In april 2018 publiceerde Brendan O’Leary, een expert op deze kwestie, een groot stuk in de Irish Times over ‘Twelve predictions about Northern Ireland’s future’. Op de korte termijn blijft het Goede Vrijdag-akkoord intact, omdat alle gezaghebbende partijen het willen bewaren. Brexit beschadigt het Verenigd Koninkrijk: de wijze waarop de Conservatieven en de DUP ermee omgaan verzwakt de toewijding van Noord-Ierland, Schotland en Wales bij de recente arrangementen voor zelfbestuur. Een nieuw referendum voor afscheiding van het Verenigd Koninkrijk is misschien nog eerder te verwachten in Schotland dan in Noord- Ierland (zie het artikel van Sjon Visser over onafhankelijk Schotland). De instituties die voortvloeiden uit het Goede Vrijdag-akkoord zitten vol met EU-wetgeving en dat moet allemaal opnieuw onderhandeld worden tussen het Verenigd Koninkrijk, Ierland en de Europese Commissie, Raad en Parlement.
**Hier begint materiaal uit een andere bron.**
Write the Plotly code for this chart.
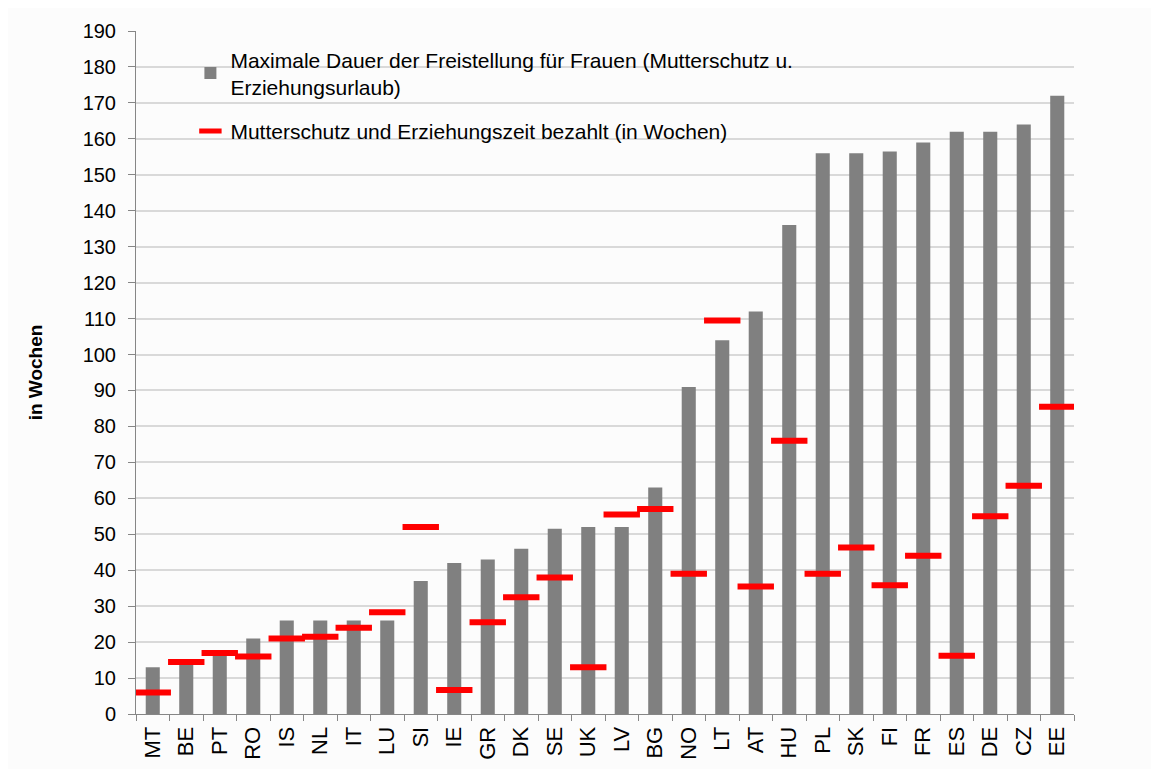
import plotly.graph_objects as go

countries = ["MT", "BE", "PT", "RO", "IS", "NL", "IT", "LU", "SI", "IE", "GR", "DK", "SE", "UK",
             "LV", "BG", "NO", "LT", "AT", "HU", "PL", "SK", "FI", "FR", "ES", "DE", "CZ", "EE"]
max_dauer = [13, 14, 17, 21, 26, 26, 26, 26, 37, 42, 43, 46, 51.5, 52,
             52, 63, 91, 104, 112, 136, 156, 156, 156.5, 159, 162, 162, 164, 172]
bezahlt = [6, 14.5, 17, 16, 21, 21.5, 24, 28.3, 52, 6.7, 25.5, 32.5, 38, 13,
           55.5, 57, 39, 109.5, 35.5, 76, 39, 46.3, 35.8, 44, 16.2, 55, 63.5, 85.5]
y_ticks = list(range(0, 191, 10))

name_bar = "Maximale Dauer der Freistellung für Frauen (Mutterschutz u.<br>Erziehungsurlaub)"
name_line = "Mutterschutz und Erziehungszeit bezahlt (in Wochen)"

fig = go.Figure()
fig.add_trace(go.Bar(x=countries, y=max_dauer, name=name_bar, legendgroup="a",
                     marker=dict(color="#808080", line=dict(width=0)), width=0.42))
fig.add_trace(go.Scatter(x=countries, y=bezahlt, name=name_line, mode="markers", legendgroup="b",
                         marker=dict(symbol="line-ew", size=26, color="#ff0000",
                                     line=dict(color="#ff0000", width=6))))

font = "Liberation Sans, Arial, sans-serif"
fig.update_layout(
    width=1151, height=761,
    margin=dict(l=128, r=85, t=18, b=55),
    paper_bgcolor="#fcfcfc", plot_bgcolor="#fcfcfc",
    font=dict(family=font, size=19, color="#000000"),
    showlegend=True,
    legend=dict(x=0.058, y=0.988, xanchor="left", yanchor="top",
                bgcolor="rgba(0,0,0,0)", font=dict(size=21),
                traceorder="grouped", tracegroupgap=14, itemwidth=30),
)
fig.update_xaxes(range=[-0.5, len(countries) - 0.5], autorange=False, automargin=False,
                 showline=True, linecolor="#868686", linewidth=1,
                 ticks="outside", tickson="boundaries", ticklen=6, tickcolor="#868686",
                 tickangle=-90, showgrid=False, tickfont=dict(size=22),
                 ticklabelstandoff=3)
fig.update_yaxes(range=[0, 190], tickvals=y_ticks, showline=True, linecolor="#868686", linewidth=1,
                 ticks="outside", ticklen=7, tickcolor="#868686",
                 showgrid=True, gridcolor="#d9d9d9", gridwidth=1.5, zeroline=False,
                 tickfont=dict(size=20), ticklabelstandoff=8,
                 title=dict(text="<b>in Wochen</b>", font=dict(size=19), standoff=34))

fig.write_html("out.html")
De Assemblee kan daar geen rol in spelen zolang de lokale politieke partijen elkaar bevechten en geen kabinet weten te vormen. Verdere polarisatie binnen Noord-Ierland is te verwachten met steeds meer aanhang voor de extreme partijen: de DUP bij de unionisten, en Sinn Fein bij de (Ierse) nationalisten.
Drie varianten
Er zijn drie varianten van hereniging die Dublin en Belfast volgens O’Leary moeten bespreken: unitair gecentraliseerd, gedecentraliseerd unitair met Noord-Ierland in de huidige vorm van power sharing (Assemblee) binnen een groter Iers geheel, of een Ierse confederatie van twee staten, met eventueel op lange termijn de vorming van een unitaire staat. De economische consequenties zullen voor Noord-Ierland in het algemeen positief zijn. Dit is ook wennen voor alle partijen. In de vroegere situatie gold dat de Ierse Republiek economisch achterliep en zich hereniging gewoonweg niet kon permitteren. Ook op sociaal en cultureel gebied is de Republiek nu vooruitstrevender dan Noord-Ierland (abortus, homohuwelijken, LBGT-rechten).
O’Leary meent dat de Ierse Republiek volledig op het EU-lidmaatschap zal blijven koersen. De Noord-Ierse politici zullen verdeeld blijven over het vertrek uit de EU van het VK als geheel. De Ierse regering zal blijven proberen een speciale status voor Noord-Ierland te realiseren als het VK de EU daadwerkelijk verlaat. Het verschil in inschatting door O’Leary en Heslinga is niet vreemd: de situaties van 1962 en 2018 zien er echt anders uit. De toekomst van de grens is nu een urgent op te lossen raadsel geworden: hoe kan men én de Ierse grens openlaten én het VK in zijn geheel uit de interne markt houden én Noord-Ierland geen uitzonderingspositie in het VK geven? Daarna zal blijken of en hoe het culturele verschil tussen Noord en Zuid waarover Heslinga in 1962 repte, in O’Leary’s varianten van een eventuele Ierse hereniging of in een andere bestuurlijke variant tot uiting zal komen.